TOPEKA, KS (KCTV/AP) -

The Kansas Senate has approved a bill to allow people to carry concealed guns without requiring them to get a state permit or take training classes.

The vote Thursday was 31-7. The House will now consider the measure.

The bill is sponsored by 26 of the chamber's 40 members, led by Majority Leader Terry Bruce, R-Nickerson.

Both chambers have strong gun rights majorities, and GOP Gov. Sam Brownback has signed every major piece of gun rights legislation since he took office in January 2011.

A state concealed carry permit costs $132.50, and a person must undergo eight hours of training to get one.

Gun-rights groups note Kansas has long allowed the open carrying of weapons without a state permit. The bill's critics say training should be mandated for people carrying concealed weapons.

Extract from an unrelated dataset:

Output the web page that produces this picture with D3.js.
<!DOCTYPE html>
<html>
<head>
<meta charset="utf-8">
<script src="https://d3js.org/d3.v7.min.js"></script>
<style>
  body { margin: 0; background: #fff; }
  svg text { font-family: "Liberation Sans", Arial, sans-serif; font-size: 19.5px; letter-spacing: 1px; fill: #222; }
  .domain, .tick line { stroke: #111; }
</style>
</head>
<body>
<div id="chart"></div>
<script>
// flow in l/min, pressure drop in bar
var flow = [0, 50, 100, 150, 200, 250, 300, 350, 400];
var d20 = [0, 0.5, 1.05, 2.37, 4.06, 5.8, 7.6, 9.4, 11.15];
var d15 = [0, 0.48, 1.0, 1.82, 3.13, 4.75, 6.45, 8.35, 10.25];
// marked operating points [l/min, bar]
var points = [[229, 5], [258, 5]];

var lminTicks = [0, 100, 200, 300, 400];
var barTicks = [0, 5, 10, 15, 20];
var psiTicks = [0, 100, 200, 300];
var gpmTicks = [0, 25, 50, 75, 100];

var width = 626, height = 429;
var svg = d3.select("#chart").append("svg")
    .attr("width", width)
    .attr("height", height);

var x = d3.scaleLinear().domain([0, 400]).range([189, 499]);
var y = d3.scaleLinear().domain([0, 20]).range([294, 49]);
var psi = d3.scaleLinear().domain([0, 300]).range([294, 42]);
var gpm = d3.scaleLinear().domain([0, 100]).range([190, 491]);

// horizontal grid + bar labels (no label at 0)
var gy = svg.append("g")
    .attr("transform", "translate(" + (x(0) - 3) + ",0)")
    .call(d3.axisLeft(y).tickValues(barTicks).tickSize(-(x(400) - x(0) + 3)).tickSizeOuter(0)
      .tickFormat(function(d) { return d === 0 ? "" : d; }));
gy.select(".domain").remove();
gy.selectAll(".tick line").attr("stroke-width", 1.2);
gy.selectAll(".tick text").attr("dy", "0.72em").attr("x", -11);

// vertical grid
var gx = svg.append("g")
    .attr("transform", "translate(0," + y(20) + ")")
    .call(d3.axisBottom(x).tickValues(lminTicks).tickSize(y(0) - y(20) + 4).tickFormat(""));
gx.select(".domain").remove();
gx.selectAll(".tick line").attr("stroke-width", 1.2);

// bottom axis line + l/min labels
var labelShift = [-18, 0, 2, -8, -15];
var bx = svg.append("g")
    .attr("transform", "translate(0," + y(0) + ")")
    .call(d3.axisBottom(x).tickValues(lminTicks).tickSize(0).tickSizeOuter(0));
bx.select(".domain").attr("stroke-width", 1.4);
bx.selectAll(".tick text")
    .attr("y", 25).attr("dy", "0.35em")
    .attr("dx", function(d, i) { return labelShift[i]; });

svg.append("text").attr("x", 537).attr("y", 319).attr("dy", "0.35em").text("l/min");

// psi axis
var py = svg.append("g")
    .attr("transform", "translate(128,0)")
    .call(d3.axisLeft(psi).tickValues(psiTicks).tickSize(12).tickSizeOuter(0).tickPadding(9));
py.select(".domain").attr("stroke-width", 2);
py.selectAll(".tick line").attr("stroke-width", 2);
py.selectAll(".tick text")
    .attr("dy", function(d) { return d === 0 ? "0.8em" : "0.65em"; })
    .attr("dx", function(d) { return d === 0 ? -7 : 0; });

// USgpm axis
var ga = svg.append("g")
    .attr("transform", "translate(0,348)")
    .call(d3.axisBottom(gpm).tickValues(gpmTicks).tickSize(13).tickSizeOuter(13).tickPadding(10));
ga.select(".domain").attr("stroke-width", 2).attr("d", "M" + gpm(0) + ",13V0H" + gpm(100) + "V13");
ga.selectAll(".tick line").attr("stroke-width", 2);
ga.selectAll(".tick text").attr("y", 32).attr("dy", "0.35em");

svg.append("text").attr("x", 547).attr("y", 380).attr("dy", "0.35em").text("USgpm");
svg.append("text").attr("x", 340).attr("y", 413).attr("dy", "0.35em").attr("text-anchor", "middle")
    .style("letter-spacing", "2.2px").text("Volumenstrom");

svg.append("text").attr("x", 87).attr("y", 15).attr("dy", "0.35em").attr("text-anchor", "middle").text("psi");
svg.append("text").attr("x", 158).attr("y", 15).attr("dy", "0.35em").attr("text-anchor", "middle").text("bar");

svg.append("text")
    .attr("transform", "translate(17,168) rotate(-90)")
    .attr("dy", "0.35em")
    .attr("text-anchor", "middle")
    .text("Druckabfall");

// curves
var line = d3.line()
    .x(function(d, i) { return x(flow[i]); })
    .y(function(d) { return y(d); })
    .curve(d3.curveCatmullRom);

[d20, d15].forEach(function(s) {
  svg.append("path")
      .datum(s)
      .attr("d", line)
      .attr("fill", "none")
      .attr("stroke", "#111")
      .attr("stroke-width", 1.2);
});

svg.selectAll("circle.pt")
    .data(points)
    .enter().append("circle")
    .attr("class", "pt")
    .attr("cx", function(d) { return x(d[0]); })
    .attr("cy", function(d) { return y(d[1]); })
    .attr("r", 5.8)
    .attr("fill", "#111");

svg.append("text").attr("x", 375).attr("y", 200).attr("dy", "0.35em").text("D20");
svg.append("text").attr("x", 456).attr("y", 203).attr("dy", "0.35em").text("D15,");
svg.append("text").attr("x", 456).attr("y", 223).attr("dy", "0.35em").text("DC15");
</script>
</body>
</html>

The National Rifle Association says Alaska, Arizona, Vermont and Wyoming don't require permits to carry concealed anywhere in the state. Montana allows concealed carry without a permit outside cities, which is most of the state.

"The citizens of this state have a right to defend themselves without going through the permit process," said Sen. Jake LaTurner, a Pittsburg Republican, another sponsor of the measure

The bill would apply to anyone 21 or older who can legally carry a gun. Critics contend the current permit requirement ensures that people who carry concealed have some firearms training.

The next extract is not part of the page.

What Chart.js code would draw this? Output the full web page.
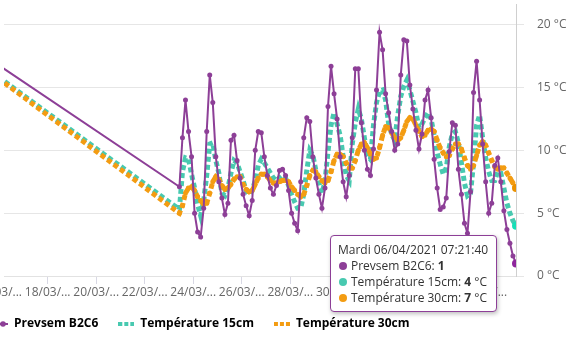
<!DOCTYPE html>
<html>
<head>
<meta charset="utf-8">
<script src="https://cdn.jsdelivr.net/npm/chart.js@4.4.1/dist/chart.umd.min.js"></script>
<style>
    body { margin: 0; background: #fff; }
    #wrap { position: relative; width: 576px; height: 341px; overflow: hidden; }
    #tip {
        position: absolute;
        opacity: 0;
        background: #fff;
        border: 1px solid #8d3f97;
        border-radius: 4px;
        box-shadow: 1px 2px 4px rgba(0, 0, 0, 0.25);
        padding: 6px 8px 5px 7px;
        font: 12px 'Open Sans', sans-serif;
        line-height: 16px;
        color: #333;
        white-space: nowrap;
        pointer-events: none;
    }
    #tip .dot { display: inline-block; width: 8px; height: 8px; border-radius: 50%; margin: 0 4px 0 1px; }
</style>
</head>
<body>
<div id="wrap">
    <canvas id="releves"></canvas>
    <div id="tip"></div>
</div>
<script>
'use strict'

// relevés toutes les 3 h du 23/03 10:21:40 au 06/04 07:21:40,
// précédés du dernier relevé de la période d'avant (hors fenêtre)
var releveAnterieur = Date.UTC(2021, 2, 15, 10, 21, 40);
var premierReleve = Date.UTC(2021, 2, 23, 10, 21, 40);
var pas = 3 * 3600 * 1000;

var prevsem = [17.5,
    7.1, 11.0, 14.0, 11.5, 9.5, 5.0, 3.5, 3.1,
    5.4, 11.5, 16.0, 13.8, 9.5, 7.5, 6.2, 4.9,
    5.8, 10.8, 11.2, 9.2, 7.8, 6.5, 5.6, 4.8,
    6.0, 10.0, 11.5, 11.4, 9.5, 8.0, 7.0, 6.5,
    7.2, 8.4, 8.5, 8.0, 6.8, 5.0, 4.2, 3.6,
    7.5, 11.0, 12.6, 12.3, 9.5, 7.8, 6.5, 5.4,
    7.0, 13.5, 16.7, 14.5, 12.5, 9.5, 7.5, 6.3,
    8.0, 11.0, 16.5, 16.5, 12.2, 10.0, 8.5, 8.0,
    10.1, 14.8, 19.4, 18.0, 14.5, 13.0, 11.5, 10.0,
    10.5, 16.0, 18.8, 18.7, 15.2, 13.3, 11.6, 10.1,
    11.3, 14.0, 14.8, 12.6, 9.3, 7.0, 5.3, 5.5,
    6.2, 9.9, 12.2, 12.0, 8.5, 6.5, 4.2, 3.4,
    6.7, 14.6, 17.1, 14.0, 10.5, 7.5, 5.0, 5.8,
    8.8, 9.4, 7.5, 5.2, 3.7, 2.6, 1.6, 1
];

var temp15 = [16.6,
    5.3, 8.3, 9.4, 9.3, 8.1, 7.0, 5.7, 4.8,
    6.0, 8.0, 10.5, 10.6, 9.2, 8.2, 6.6, 6.4,
    7.0, 8.2, 9.2, 9.0, 8.3, 7.6, 6.8, 6.5,
    6.8, 7.6, 8.8, 9.3, 9.0, 8.6, 8.2, 7.8,
    7.6, 7.8, 8.0, 7.8, 7.2, 6.5, 5.9, 5.4,
    5.4, 6.5, 8.4, 10.0, 9.6, 8.4, 7.4, 6.6,
    7.5, 9.9, 12.0, 13.0, 12.1, 11.2, 9.5, 8.0,
    7.6, 10.5, 12.2, 13.3, 12.5, 11.0, 9.6, 9.3,
    12.0, 13.8, 14.7, 14.8, 14.0, 12.1, 11.3, 10.8,
    12.8, 14.3, 15.1, 15.6, 14.8, 13.9, 13.0, 11.8,
    12.1, 12.6, 13.0, 12.5, 11.2, 9.8, 8.9, 8.1,
    8.6, 10.3, 11.3, 11.5, 10.6, 9.0, 7.4, 6.4,
    6.6, 9.0, 12.0, 12.8, 11.0, 9.4, 8.3, 7.6,
    7.6, 8.3, 8.2, 7.0, 5.8, 5.0, 4.4, 4
];

var temp30 = [16.5,
    5.0, 5.6, 6.6, 7.0, 7.1, 6.8, 6.3, 6.0,
    5.7, 5.8, 6.6, 7.5, 7.9, 7.7, 7.2, 6.9,
    7.0, 7.3, 7.7, 7.9, 7.9, 7.3, 6.9, 6.7,
    6.8, 7.3, 7.8, 8.1, 8.1, 7.9, 7.6, 7.4,
    7.4, 7.5, 7.6, 7.6, 7.5, 7.1, 6.8, 6.5,
    6.3, 6.5, 7.2, 8.0, 8.4, 8.3, 7.9, 7.6,
    7.4, 7.6, 8.3, 9.2, 9.7, 9.7, 9.5, 9.0,
    8.6, 8.6, 9.2, 10.0, 10.5, 10.6, 10.2, 9.7,
    9.3, 9.4, 10.2, 11.2, 11.9, 11.8, 11.4, 11.0,
    10.8, 11.0, 11.6, 12.3, 12.6, 12.5, 12.0, 11.5,
    11.1, 11.2, 11.6, 11.7, 11.5, 10.8, 10.2, 9.8,
    9.5, 9.6, 10.1, 10.5, 10.5, 10.1, 9.4, 8.8,
    8.5, 8.8, 9.6, 10.4, 10.7, 10.4, 9.8, 9.2,
    8.7, 8.5, 8.6, 8.6, 8.2, 7.8, 7.4, 7
];

var times = [releveAnterieur];
for (var i = 1; i < prevsem.length; i++) {
    times.push(premierReleve + (i - 1) * pas);
}

// graduations tous les deux jours
var joursGraduation = [16, 18, 20, 22, 24, 26, 28, 30, 32, 34, 36];
var graduationsX = joursGraduation.map(function (j) { return Date.UTC(2021, 2, j); });
var graduationsY = [0, 5, 10, 15, 20];

var jours = ['Dimanche', 'Lundi', 'Mardi', 'Mercredi', 'Jeudi', 'Vendredi', 'Samedi'];

var series = [
    { label: 'Prevsem B2C6', values: prevsem, color: '#8d3f97', unit: '' },
    { label: 'Température 15cm', values: temp15, color: '#48c9b0', unit: ' °C' },
    { label: 'Température 30cm', values: temp30, color: '#f39c12', unit: ' °C' }
];

function deux(n) { return (n < 10 ? '0' : '') + n; }

function titreBulle(d) {
    return jours[d.getUTCDay()] + ' ' + deux(d.getUTCDate()) + '/' + deux(d.getUTCMonth() + 1) + '/' + d.getUTCFullYear() +
        ' ' + deux(d.getUTCHours()) + ':' + deux(d.getUTCMinutes()) + ':' + deux(d.getUTCSeconds());
}

// pictos de la légende
function picto(couleur, pointille) {
    var c = document.createElement('canvas');
    c.width = 16;
    c.height = 8;
    var g = c.getContext('2d');
    g.fillStyle = couleur;
    if (pointille) {
        g.fillRect(0, 2, 4, 4);
        g.fillRect(6, 2, 4, 4);
        g.fillRect(12, 2, 4, 4);
    } else {
        g.fillRect(0, 3, 16, 2);
        g.beginPath();
        g.arc(11, 4, 2.8, 0, Math.PI * 2);
        g.fill();
    }
    return c;
}
var pictos = [picto(series[0].color, false), picto(series[1].color, true), picto(series[2].color, true)];

function bulle(context) {
    var tip = document.getElementById('tip');
    var t = context.tooltip;
    if (t.opacity === 0) {
        tip.style.opacity = 0;
        return;
    }
    var pts = t.dataPoints.slice().sort(function (a, b) { return a.datasetIndex - b.datasetIndex; });
    var html = '<div>' + titreBulle(new Date(pts[0].parsed.x)) + '</div>';
    pts.forEach(function (p) {
        var s = series[p.datasetIndex];
        html += '<div><span class="dot" style="background:' + s.color + '"></span>' + s.label + ': <b>' + p.parsed.y + '</b>' + s.unit + '</div>';
    });
    tip.innerHTML = html;
    tip.style.left = (t.caretX - 186) + 'px';
    tip.style.top = (context.chart.chartArea.bottom - 41) + 'px';
    tip.style.opacity = 1;
}

// légende calée à gauche, un peu remontée
var placeLegende = {
    id: 'placeLegende',
    afterLayout: function (chart) {
        chart.legend.left = -28;
        chart.legend.top -= 8;
    }
};

Chart.defaults.font.family = "'Open Sans', sans-serif";
Chart.defaults.font.size = 12;
Chart.defaults.color = '#666';

var ctx = document.getElementById('releves').getContext('2d');

var chart = new Chart(ctx, {
    type: 'line',
    data: {
        datasets: [{
                label: series[0].label,
                data: times.map(function (t, i) { return { x: t, y: prevsem[i] }; }),
                borderColor: series[0].color,
                backgroundColor: series[0].color,
                borderWidth: 2,
                pointRadius: 2.5,
                pointHoverRadius: 4,
                pointBorderWidth: 0,
                pointHoverBorderWidth: 0,
                order: 0
            },
            {
                label: series[1].label,
                data: times.map(function (t, i) { return { x: t, y: temp15[i] }; }),
                borderColor: series[1].color,
                backgroundColor: series[1].color,
                borderWidth: 5,
                borderDash: [5, 3],
                pointRadius: 0,
                pointHoverRadius: 4,
                pointHoverBorderWidth: 0,
                order: 2
            },
            {
                label: series[2].label,
                data: times.map(function (t, i) { return { x: t, y: temp30[i] }; }),
                borderColor: series[2].color,
                backgroundColor: series[2].color,
                borderWidth: 5,
                borderDash: [5, 3],
                pointRadius: 2.5,
                pointHoverRadius: 4,
                pointBorderWidth: 0,
                pointHoverBorderWidth: 0,
                order: 1
            }
        ]
    },
    options: {
        responsive: true,
        maintainAspectRatio: false,
        animation: false,
        events: [],
        layout: { padding: 0 },
        scales: {
            x: {
                type: 'linear',
                min: Date.UTC(2021, 2, 16, 4, 48),
                max: times[times.length - 1],
                afterBuildTicks: function (scale) {
                    scale.ticks = graduationsX.map(function (v) { return { value: v }; });
                },
                afterFit: function (scale) {
                    scale.height = 30;
                    scale.paddingLeft = 0;
                    scale.paddingRight = 0;
                },
                ticks: {
                    autoSkip: false,
                    maxRotation: 0,
                    padding: 1,
                    callback: function (v) {
                        var d = new Date(v);
                        return deux(d.getUTCDate()) + '/' + deux(d.getUTCMonth() + 1) + '/...';
                    }
                },
                grid: {
                    drawOnChartArea: false,
                    tickLength: 8,
                    color: '#d8d8e4'
                },
                border: { color: '#e2e2e2' }
            },
            y: {
                position: 'right',
                min: 0,
                max: 21.65,
                afterBuildTicks: function (scale) {
                    scale.ticks = graduationsY.map(function (v) { return { value: v }; });
                },
                afterFit: function (scale) {
                    scale.width = 60;
                    scale.paddingTop = 0;
                    scale.paddingBottom = 0;
                },
                ticks: {
                    padding: 13,
                    callback: function (v) { return v + ' °C'; }
                },
                grid: {
                    color: '#e6e6e6',
                    tickLength: 8
                },
                border: { color: '#cfcfcf' }
            }
        },
        plugins: {
            legend: {
                position: 'bottom',
                align: 'start',
                maxHeight: 35,
                labels: {
                    usePointStyle: true,
                    pointStyleWidth: 16,
                    padding: 20,
                    color: '#333',
                    font: { weight: 'bold', size: 12 },
                    generateLabels: function () {
                        return series.map(function (s, i) {
                            return {
                                text: s.label,
                                fillStyle: s.color,
                                strokeStyle: s.color,
                                pointStyle: pictos[i],
                                datasetIndex: i,
                                hidden: false,
                                lineWidth: 0
                            };
                        });
                    }
                }
            },
            tooltip: {
                enabled: false,
                mode: 'index',
                intersect: false,
                external: bulle
            }
        }
    },
    plugins: [placeLegende]
});

// point affiché : dernier relevé
var dernier = times.length - 1;
var actifs = [0, 1, 2].map(function (d) { return { datasetIndex: d, index: dernier }; });
chart.setActiveElements(actifs);
chart.tooltip.setActiveElements(actifs, { x: 516, y: 260 });
chart.update();
</script>
</body>
</html>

"That's my big deal," said Sen. Oletha Faust-Goudeau, a Wichita Democrat who opposes the bill. "I just think that carrying without that training, maybe down the road, has some dangerous side effects."

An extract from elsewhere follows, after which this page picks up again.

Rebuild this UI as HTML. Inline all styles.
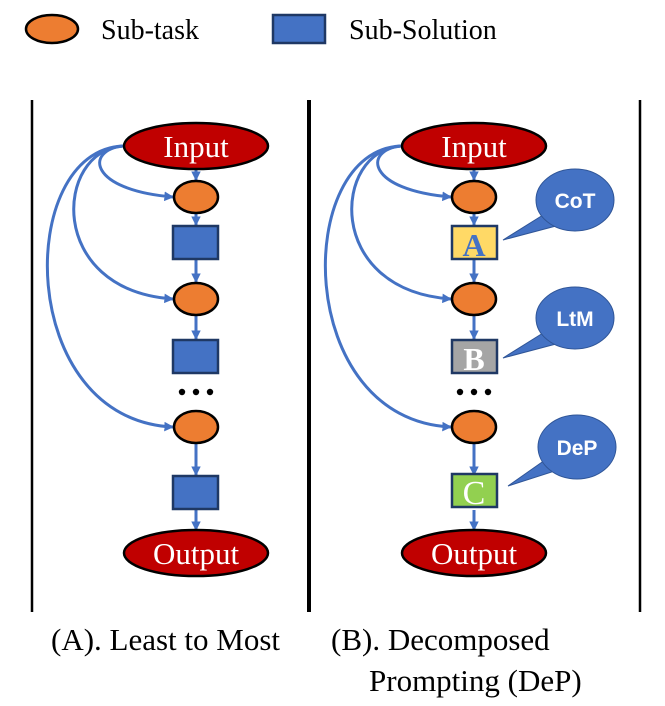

Kansas did not enact a concealed carry law until 2006, when legislators overrode a veto by then-Democratic Gov. Kathleen Sebelius. The state started issuing permits in 2007 and has granted more than 90,000.

A string of high-profile political victories for gun rights advocates followed. In 2010, voters approved a constitutional amendment to emphasize that gun ownership is an individual right. Kansas last year enacted an NRA-backed law prohibiting local restrictions on gun sales and ownership. A 2013 law declares that the federal government has no authority to regulate firearms manufactured, sold and kept in Kansas.

"It is certainly a different mindset," said Patricia Stoneking, president of the Kansas State Rifle Association. "A much more pleasant one."

But Faust-Goudeau said: "We're going back to the wild, wild West."

Among those voting for the measure was Sen. David Haley, D-Kansas City. He said his constituents support it, saying he heard from small business owners and mothers who wanted to protect themselves and their families.

"I've heard of incidents where people who needed a weapon and wanted to have a weapon weren't able to," he said.

But others, including gun-rights supporters, think permits and training are a necessity.

"I see people coming in with their firearm improperly holstered and that's a concern to me," said Tyler Brown, of OMB Guns in Olathe.

He knows he could see more sales as a result of the pending legislation, but he wants to ensure guns are properly stored and handled so that accidental discharges don't happen.

Judy Sherry of Grandmothers Against Gun Violence is appalled by what Kansas lawmakers appear poised to adopt.

"We're saying now that civilians should have no training to carry a gun that could kill someone," Sherry said. "It doesn't make sense."